Выбрать главу

«Хладнокровный отчет, передающий официальные извлечения из архивов соблазна и преступлений, сколько бы ни был справедлив и полон, есть произведение безобразное и безнравственное, или лучше: тем безобразнее и безнравственнее, чем справедливее и полнее».

В государствах, где судопроизводство публично, печатают уголовные процессы со всеми их подробностями; кажется, это в точном смысле извлечения из архивов соблазна и преступления. Никто, однако ж, не подозревал до сих пор, что собрание уголовных процессов может иметь безнравственное влияние. Одни любострастные повести могут вредить нравственности; но автор сказал в своем предисловии, почему показания их неполны. Мы отвечали на все замечания критика касательно предисловия; доказали, что критик или не понял, или не хотел понять его, ибо он беспрестанно отклоняется от настоящего вопроса и говорит о законах изящного, когда дело идет о законах нравственности. Он не опровергает ни в чем автора предисловия и повторяет другими словами его мысли. Чтобы опровергнуть предисловие, следовало опровергнуть основную мысль его: что истинно, то нравственно. Не только он не опровергает оную, но и сам на нее опирается как на неоспоримую аксиому. Он упрекает автора в смешении понятий, в том, что он не умеет отличить литературы изящной от литературы вообще. Этот упрек принадлежит ему с большей справедливостью, и мы произносим его несамопроизвольно, но основываясь на неоспоримых доказательствах. Читатель чувствует, что критика, заключающая в себе столько противоречий, такое отсутствие всякой последовательности в мыслях и доводах, с одной стороны подвергаясь нещадным уликам анализа, с другой может повеселить охотника до шуток; по орудие шутки сделалось в наше время слишком обыкновенным. Кто не смеется? Взгляните на наших помещиков! У всех на устах ядовитая улыбка Вольтера, у всех под пером его ирония. Мы приводили одни доказательства: нам это показалось убедительнее и новее.

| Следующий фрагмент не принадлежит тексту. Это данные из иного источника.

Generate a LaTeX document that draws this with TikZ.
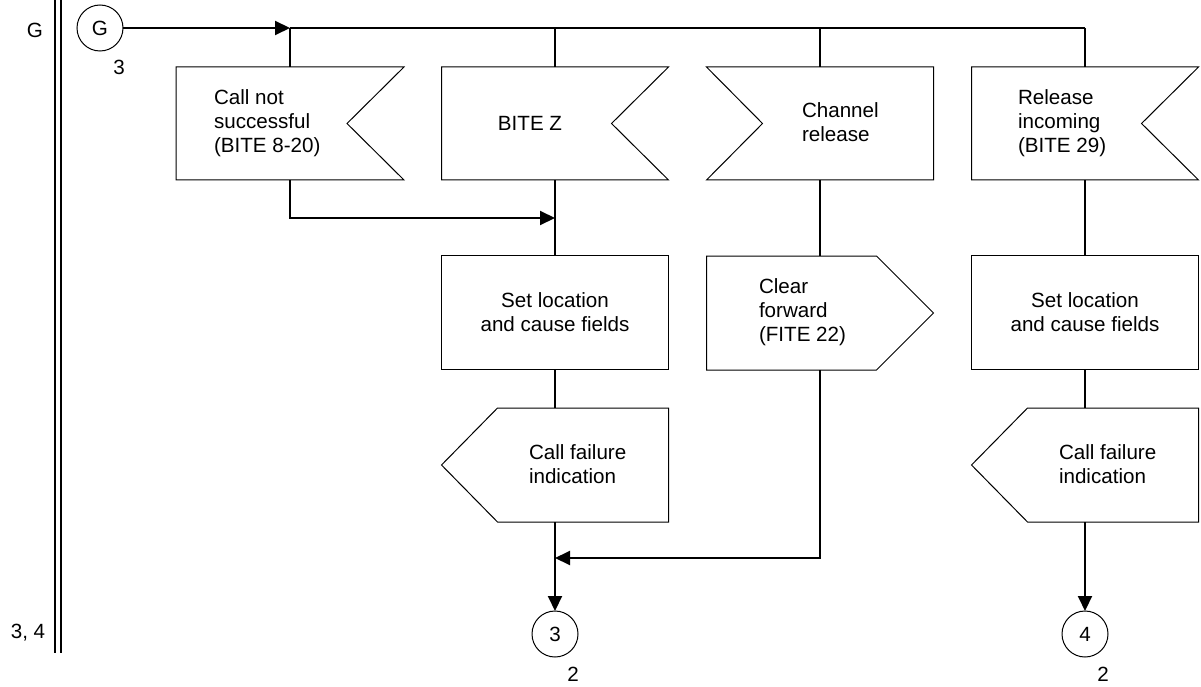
\documentclass[tikz,border=0pt]{standalone}
\usepackage{fontspec}
\setmainfont{Liberation Sans}
\usetikzlibrary{arrows.meta}
\begin{document}
\begin{tikzpicture}[x=1pt,y=-1pt,
  every node/.style={font=\fontsize{20.6pt}{24pt}\selectfont, inner sep=0pt, outer sep=0pt},
  shp/.style={draw=none, minimum width=227pt, minimum height=114pt, align=center},
  outl/.style={draw=black, line width=1pt, line join=miter},
  conn/.style={draw=black, line width=2pt},
  arr/.style={conn, -{Triangle[length=15pt,width=14pt]}},
  circ/.style={circle, draw=black, line width=1pt, minimum size=46pt},
  txt/.style={align=left, anchor=west},
  rail/.style={draw=black, line width=1.3pt}
]
\useasboundingbox (0,0) rectangle (1201,687);

% left rail
\draw[rail] (55,0) -- (55,653);
\draw[rail] (61,0) -- (61,653);
\node (lG) at (35,30) {G};
\node (l34) at (28,633) {3, 4};

% connector G
\node[circ] (G) at (100,28) {G};
\node (G3) at (119,67) {3};

% row 1: inputs
\node[shp, minimum width=228pt, minimum height=113pt] (b1) at (290,123.5) {};
\node[shp, minimum height=113pt] (b2) at (555,123.5) {};
\node[shp, minimum height=113pt] (b3) at (820,123.5) {};
\node[shp, minimum height=113pt] (b4) at (1085,123.5) {};
\node[txt] (t1) at (214,123) {Call not\\successful\\(BITE 8-20)};
\node (t2) at (530,123) {BITE Z};
\node[txt] (t3) at (802,122) {Channel\\release};
\node[txt] (t4) at (1018,123) {Release\\incoming\\(BITE 29)};

% row 2
\node[shp] (s2) at (555,312) {Set location\\and cause fields};
\node[shp] (cf) at (820,313) {};
\node[txt] (tcf) at (759,312) {Clear\\forward\\(FITE 22)};
\node[shp] (s4) at (1085,312) {Set location\\and cause fields};

% row 3: outputs
\node[shp] (f2) at (555,465) {};
\node[txt] (tf2) at (529,464) {Call failure\\indication};
\node[shp] (f4) at (1085,465) {};
\node[txt] (tf4) at (1059,464) {Call failure\\indication};

% end connectors
\node[circ] (c3) at (555,634) {3};
\node (c3l) at (573,674) {2};
\node[circ] (c4) at (1085,634) {4};
\node (c4l) at (1103,674) {2};

% outlines
\draw[outl] (b1.north west) -- (b1.north east) -- ([xshift=-57pt]b1.east) -- (b1.south east) -- (b1.south west) -- cycle;
\draw[outl] (b2.north west) -- (b2.north east) -- ([xshift=-57pt]b2.east) -- (b2.south east) -- (b2.south west) -- cycle;
\draw[outl] (b3.north west) -- (b3.north east) -- (b3.south east) -- (b3.south west) -- ([xshift=56pt]b3.west) -- cycle;
\draw[outl] (b4.north west) -- (b4.north east) -- ([xshift=-57pt]b4.east) -- (b4.south east) -- (b4.south west) -- cycle;
\draw[outl] (s2.north west) rectangle (s2.south east);
\draw[outl] (s4.north west) rectangle (s4.south east);
\draw[outl] (cf.north west) -- ([xshift=-57pt]cf.north east) -- (cf.east) -- ([xshift=-57pt]cf.south east) -- (cf.south west) -- cycle;
\draw[outl] (f2.west) -- ([xshift=56pt]f2.north west) -- (f2.north east) -- (f2.south east) -- ([xshift=56pt]f2.south west) -- cycle;
\draw[outl] (f4.west) -- ([xshift=56pt]f4.north west) -- (f4.north east) -- (f4.south east) -- ([xshift=56pt]f4.south west) -- cycle;

% connectors
\coordinate (j1) at (b1.north |- G.east);
\coordinate (j2) at (b2.north |- G.east);
\coordinate (j3) at (b3.north |- G.east);
\coordinate (j4) at (b4.north |- G.east);
\draw[arr] (G.east) -- (j1);
\draw[conn] (j1) -- (j4);
\draw[conn] (j1) -- (b1.north);
\draw[conn] (j2) -- (b2.north);
\draw[conn] (j3) -- (b3.north);
\draw[conn] (j4) -- (b4.north);

\coordinate (k1) at (290,218);
\coordinate (m1) at (s2.north |- k1);
\draw[arr] (b1.south) -- (k1) -- (m1);

\draw[conn] (b2.south) -- (s2.north);
\draw[conn] (s2.south) -- (f2.north);
\draw[arr] (f2.south) -- (c3.north);

\draw[conn] (b3.south) -- (cf.north);
\coordinate (k3) at (820,558);
\coordinate (m3) at (f2.south |- k3);
\draw[arr] (cf.south) -- (k3) -- (m3);

\draw[conn] (b4.south) -- (s4.north);
\draw[conn] (s4.south) -- (f4.north);
\draw[arr] (f4.south) -- (c4.north);
\end{tikzpicture}
\end{document}
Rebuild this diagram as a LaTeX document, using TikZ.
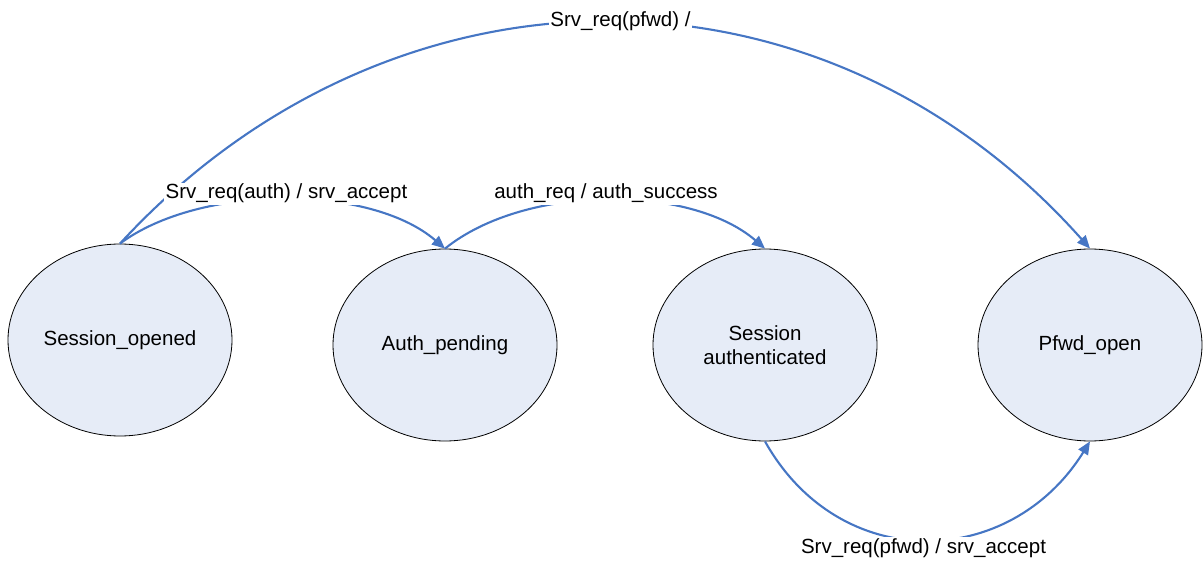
\documentclass[tikz,border=0pt]{standalone}
\usepackage{fontspec}
\setmainfont{Liberation Sans}
\usetikzlibrary{shapes.geometric,arrows.meta}
\definecolor{edgeblue}{RGB}{70,118,196}
\definecolor{statefill}{RGB}{230,236,247}
\tikzset{
  state/.style={ellipse,draw=black,line width=0.8pt,fill=statefill,minimum width=224pt,minimum height=192pt,inner sep=0pt,align=center,font=\fontsize{20.5}{24.5}\selectfont},
  trans/.style={draw=edgeblue,line width=2.1pt,-{Triangle[length=13pt,width=11pt]}},
  lbl/.style={fill=white,inner sep=1.5pt,anchor=base,font=\fontsize{20.5}{24.5}\selectfont}
}
\begin{document}
\begin{tikzpicture}[x=1pt,y=-1pt]
\useasboundingbox (0,0) rectangle (1204,561);
\node[state] (so) at (120,340) {Session\_opened};
\node[state] (ap) at (445,345) {Auth\_pending};
\node[state] (sa) at (765,345) {Session\\authenticated};
\node[state] (pf) at (1090,345) {Pfwd\_open};
\draw[trans] (so.north) .. controls (200,184) and (370,184) .. (ap.north);
\draw[trans] (ap.north) .. controls (525,184) and (690,184) .. (sa.north);
\draw[trans] (so.north) .. controls (390,-50) and (820,-55) .. (pf.north);
\draw[trans] (sa.south) .. controls (840,575) and (1010,570) .. (pf.south);
\node[lbl] (l1) at (286.5,199) {Srv\_req(auth) / srv\_accept};
\node[lbl] (l2) at (606,199) {auth\_req / auth\_success};
\node[lbl] (l3) at (620.5,27) {Srv\_req(pfwd) /};
\node[lbl] (l4) at (923.5,553) {Srv\_req(pfwd) / srv\_accept};
\end{tikzpicture}
\end{document}
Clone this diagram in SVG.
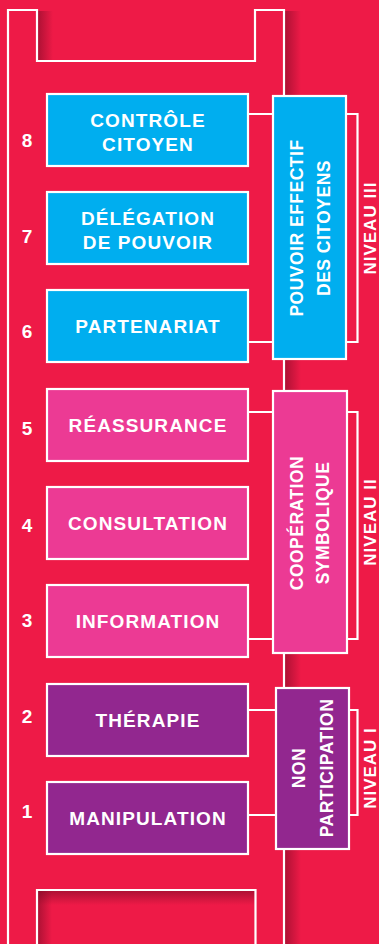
<svg xmlns="http://www.w3.org/2000/svg" width="379" height="944" viewBox="0 0 379 944">
<defs>
<linearGradient id="shR" x1="0" y1="0" x2="1" y2="0">
<stop offset="0" stop-color="#7a0a25" stop-opacity="0.55"/>
<stop offset="1" stop-color="#7a0a25" stop-opacity="0"/>
</linearGradient>
<linearGradient id="shD" x1="0" y1="0" x2="0" y2="1">
<stop offset="0" stop-color="#7a0a25" stop-opacity="0.55"/>
<stop offset="1" stop-color="#7a0a25" stop-opacity="0"/>
</linearGradient>
<style>
.ln{fill:none;stroke:#fff;stroke-width:2.2}
.box{stroke:#fff;stroke-width:2.2}
.b{fill:#00AEEF}.p{fill:#EC3A94}.v{fill:#92278F}
.t{font-family:"Liberation Sans",Arial,sans-serif;font-weight:bold;font-size:19px;fill:#fff;text-anchor:middle;letter-spacing:1.1px}
.n{font-family:"Liberation Sans",Arial,sans-serif;font-weight:bold;font-size:19px;fill:#fff;text-anchor:middle}
.g{font-family:"Liberation Sans",Arial,sans-serif;font-weight:bold;font-size:17.5px;fill:#fff;text-anchor:middle;letter-spacing:0.5px}
.nv{font-family:"Liberation Sans",Arial,sans-serif;font-weight:bold;font-size:17px;fill:#fff;text-anchor:middle;letter-spacing:1px}
</style>
</defs>
<rect width="379" height="944" fill="#EE1A47"/>
<rect x="38" y="11" width="15" height="50" fill="url(#shR)"/>
<rect x="285" y="11" width="16" height="933" fill="url(#shR)"/>
<rect x="38" y="891" width="217" height="14" fill="url(#shD)"/>
<rect x="38" y="891" width="14" height="53" fill="url(#shR)"/>
<g id="ladder">
<path class="ln" d="M8,944 V10 H37 V61 H255 V10 H284 V944"/>
<path class="ln" d="M37,944 V890 H255.5 V944"/>
</g>
<g id="connectors">
<path class="ln" d="M249,114 H273 M249,342 H273 M346,114 H357.5 V342 H346"/>
<path class="ln" d="M249,412 H273 M249,639 H273 M347,412 H357.5 V639 H347"/>
<path class="ln" d="M249,710 H276 M249,815 H276 M349,710 H357.5 V815 H349"/>
</g>
<g id="step8"><rect class="box b" x="47" y="94" width="201" height="72"/><text class="t" x="148" y="127">CONTRÔLE</text><text class="t" x="148" y="151">CITOYEN</text><text class="n" x="27" y="147">8</text></g>
<g id="step7"><rect class="box b" x="47" y="192" width="201" height="72"/><text class="t" x="148" y="225">DÉLÉGATION</text><text class="t" x="148" y="249">DE POUVOIR</text><text class="n" x="27" y="243">7</text></g>
<g id="step6"><rect class="box b" x="47" y="290" width="201" height="72"/><text class="t" x="148" y="333">PARTENARIAT</text><text class="n" x="27" y="338">6</text></g>
<g id="step5"><rect class="box p" x="47" y="389" width="201" height="72"/><text class="t" x="148" y="432">RÉASSURANCE</text><text class="n" x="27" y="435">5</text></g>
<g id="step4"><rect class="box p" x="47" y="487" width="201" height="72"/><text class="t" x="148" y="530">CONSULTATION</text><text class="n" x="27" y="532">4</text></g>
<g id="step3"><rect class="box p" x="47" y="585" width="201" height="72"/><text class="t" x="148" y="628">INFORMATION</text><text class="n" x="27" y="627">3</text></g>
<g id="step2"><rect class="box v" x="47" y="684" width="201" height="72"/><text class="t" x="148" y="727">THÉRAPIE</text><text class="n" x="27" y="723">2</text></g>
<g id="step1"><rect class="box v" x="47" y="782" width="201" height="72"/><text class="t" x="148" y="825">MANIPULATION</text><text class="n" x="27" y="818">1</text></g>
<g id="group3"><rect class="box b" x="273" y="96" width="73" height="263"/>
<text class="g" transform="translate(303,228) rotate(-90)">POUVOIR EFFECTIF</text>
<text class="g" transform="translate(330,228) rotate(-90)">DES CITOYENS</text>
<text class="nv" transform="translate(376,228) rotate(-90)">NIVEAU III</text></g>
<g id="group2"><rect class="box p" x="273" y="391" width="74" height="262"/>
<text class="g" transform="translate(303,523) rotate(-90)">COOPÉRATION</text>
<text class="g" transform="translate(329,523) rotate(-90)">SYMBOLIQUE</text>
<text class="nv" transform="translate(376,522) rotate(-90)">NIVEAU II</text></g>
<g id="group1"><rect class="box v" x="276" y="688" width="73" height="161"/>
<text class="g" transform="translate(305,768) rotate(-90)">NON</text>
<text class="g" transform="translate(333,768) rotate(-90)">PARTICIPATION</text>
<text class="nv" transform="translate(376,768) rotate(-90)">NIVEAU I</text></g>
</svg>
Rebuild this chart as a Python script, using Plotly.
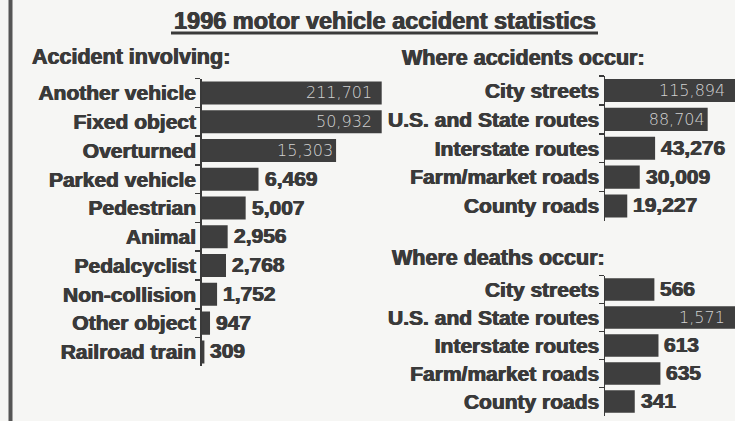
import plotly.graph_objects as go

# ---- data ----
title_text = "1996 motor vehicle accident statistics"
involve_title = "Accident involving:"
involve_labels = ["Another vehicle", "Fixed object", "Overturned", "Parked vehicle",
                  "Pedestrian", "Animal", "Pedalcyclist", "Non-collision",
                  "Other object", "Railroad train"]
involve_values = [211701, 50932, 15303, 6469, 5007, 2956, 2768, 1752, 947, 309]

where_labels = ["City streets", "U.S. and State routes", "Interstate routes",
                "Farm/market roads", "County roads"]
accidents_title = "Where accidents occur:"
accident_values = [115894, 88704, 43276, 30009, 19227]
deaths_title = "Where deaths occur:"
death_values = [566, 1571, 613, 635, 341]

# ---- style ----
W, H = 735, 421
BG = "#f6f6f4"
BAR = "#3e3e3e"
INK = "#3a3a3a"
BOLD = "Liberation Sans, Arial, sans-serif"
BW = "bold"
HEAVY = "0.5px 0 0 #3a3a3a, -0.5px 0 0 #3a3a3a"
THIN = "DejaVu Sans, sans-serif"
INSIDE_FONT = dict(family=THIN, size=16, color="#d2d2d2", weight=300)

def heavy(size):
    return dict(family=BOLD, size=size, color=INK, weight=BW, shadow=HEAVY)

def px(x):
    return x / W

def py(y):
    return 1 - y / H

fig = go.Figure()

panels = [
    (involve_labels, involve_values, "x", "y", 20500),
    (where_labels, accident_values, "x2", "y2", 112300),
    (where_labels, death_values, "x3", "y3", 1490),
]

annotations = []
for labels, values, xa, ya, rmax in panels:
    pos = []
    for lab, v in zip(labels, values):
        if v > rmax:
            # bar runs past the (broken) scale: label at the visible end
            pos.append("none")
            annotations.append(dict(
                text=f"{v:,}", x=min(v, rmax), y=lab, xref=xa, yref=ya,
                xanchor="right", yanchor="middle", xshift=-8, showarrow=False,
                font=INSIDE_FONT))
        elif v > 0.5 * rmax:
            pos.append("inside")
        else:
            # value printed just past the end of the bar
            pos.append("none")
            annotations.append(dict(
                text=f"{v:,}", x=v, y=lab, xref=xa, yref=ya,
                xanchor="left", yanchor="middle", xshift=4, yshift=1,
                showarrow=False, font=heavy(21)))
    fig.add_trace(go.Bar(
        x=values, y=labels, orientation="h",
        xaxis=xa, yaxis=ya,
        marker=dict(color=BAR, line=dict(width=0)),
        text=[f"{v:,}" for v in values],
        textposition=pos,
        insidetextanchor="end",
        insidetextfont=INSIDE_FONT,
        constraintext="none",
        cliponaxis=True,
        hoverinfo="skip",
        showlegend=False,
    ))

def xax(dom, rmax):
    return dict(domain=dom, range=[0, rmax], visible=False, fixedrange=True)

def yax(dom, anchor):
    return dict(domain=dom, anchor=anchor, autorange="reversed", type="category",
                showline=True, linecolor=INK, linewidth=1.5,
                ticks="outside", tickson="boundaries", ticklen=5, tickwidth=1.5,
                tickcolor=INK, showgrid=False, zeroline=False, fixedrange=True,
                tickfont=heavy(21))

fig.update_layout(
    width=W, height=H,
    margin=dict(l=0, r=0, t=0, b=0),
    paper_bgcolor=BG, plot_bgcolor="rgba(0,0,0,0)",
    bargap=0.2,
    xaxis=xax([px(201.7), px(381.7)], 20500),
    yaxis=yax([py(366.4), py(78.6)], "x"),
    xaxis2=dict(xax([px(605), 1.0], 112300), anchor="y2"),
    yaxis2=yax([py(220.5), py(76)], "x2"),
    xaxis3=dict(xax([px(605), 1.0], 1490), anchor="y3"),
    yaxis3=yax([py(416), py(275.5)], "x3"),
)

annotations += [
    dict(text=title_text, x=px(385), y=py(21), xref="paper", yref="paper",
         xanchor="center", yanchor="middle", showarrow=False, font=heavy(23.5)),
    dict(text=involve_title, x=px(30), y=py(57), xref="paper", yref="paper",
         xanchor="left", yanchor="middle", showarrow=False, font=heavy(21.5)),
    dict(text=accidents_title, x=px(400), y=py(58), xref="paper", yref="paper",
         xanchor="left", yanchor="middle", showarrow=False, font=heavy(21.5)),
    dict(text=deaths_title, x=px(390), y=py(258), xref="paper", yref="paper",
         xanchor="left", yanchor="middle", showarrow=False, font=heavy(21.5)),
]
fig.update_layout(annotations=annotations)

fig.update_layout(shapes=[
    dict(type="line", xref="paper", yref="paper", x0=px(171), x1=px(598),
         y0=py(33), y1=py(33), line=dict(color=INK, width=3)),
    dict(type="line", xref="paper", yref="paper", x0=px(10.5), x1=px(10.5),
         y0=0, y1=1, line=dict(color="#555555", width=4)),
])

fig.write_html("out.html", config={"displayModeBar": False, "staticPlot": True},
               post_script="document.body.style.margin='0';"
                           "document.body.style.overflow='hidden';")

Далее, в нескольких словах, критик отдает отчет в самой поэме и, пользуясь тем, что автор в своем предисловии полагает, что нравственность литературных произведений состоит в истине и полноте показания, он не находит в поэме ни полноты, ни истины, из чего заключает, что поэма безнравственна, однако безвредна, потому что ничтожна. Зачем было автору видеть нравственность в истине? Критик поражает его собственным его орудием. Не легче ли было бы ему, если б он находил ее в изяществе, как то требует его критика? Поэма, сказал бы он, весьма неизящна, следственно, по собственному сознанию автора, весьма безнравственна; но утешим его; она безвредна, потому что ничтожна.

Выписываем то, что может почесться положительным обвинением, и просим читателя заглянуть в № 10 «Телескопа», дабы увериться, что мы нисколько не ослабляем замечаний критика и, когда можно, пользуемся собственными его словами.

Вся поэма кажется ему самопроизвольным сцеплением случаев, следственно, неестественной, потому что:

1-е. Елецкой, оледеневший в распутстве до хвастовства развратом, не мог воспламениться к Вере идеальною любовию.

2-е. Елецкой не мог обратить на себя внимания Веры только тем, что подал ей на бульваре уроненную перчатку.

3-е. Дядя Веры не мог сесть ошибкою в карету[3], подосланную Елецким, ибо знал в лицо своего лакея.

4-е. Вера не могла согласиться так скоро на побег с Елецким, оглашенным развратником, которого смуглая однодомка была его знакомкой.

5-е. Приворотное питье обратилось в яд неведомо каким образом.

Поэма ничтожна, потому что, кроме Сары, все лица без физиогномии; а Елецкой не что иное, как темный силуэт Онегина.

1-е. Хвастовство развратом нисколько не показывает оледенельности в распутстве. Хвастливость эта в особенности свойственна самой пылкой, самой неопытной молодости. Желание первенствовать между повесами не есть еще любовь к разврату, это не что иное, как дурно направленное славолюбие. Сей последний недостаток и выставлен в Елецком. Из него не следует сердечного охлаждения; напротив, он свидетельствует особенную способность к увлечению. Следственно, Елецкой весьма мог возгореться к Вере любовью, свойственною пылкому молодому человеку.

вернуться

[3] сесть ошибкою в карету… — Баратынский имеет в виду эпизод, имевшийся в первой редакции поэмы, но исключенный из нее при позднейшей переработке.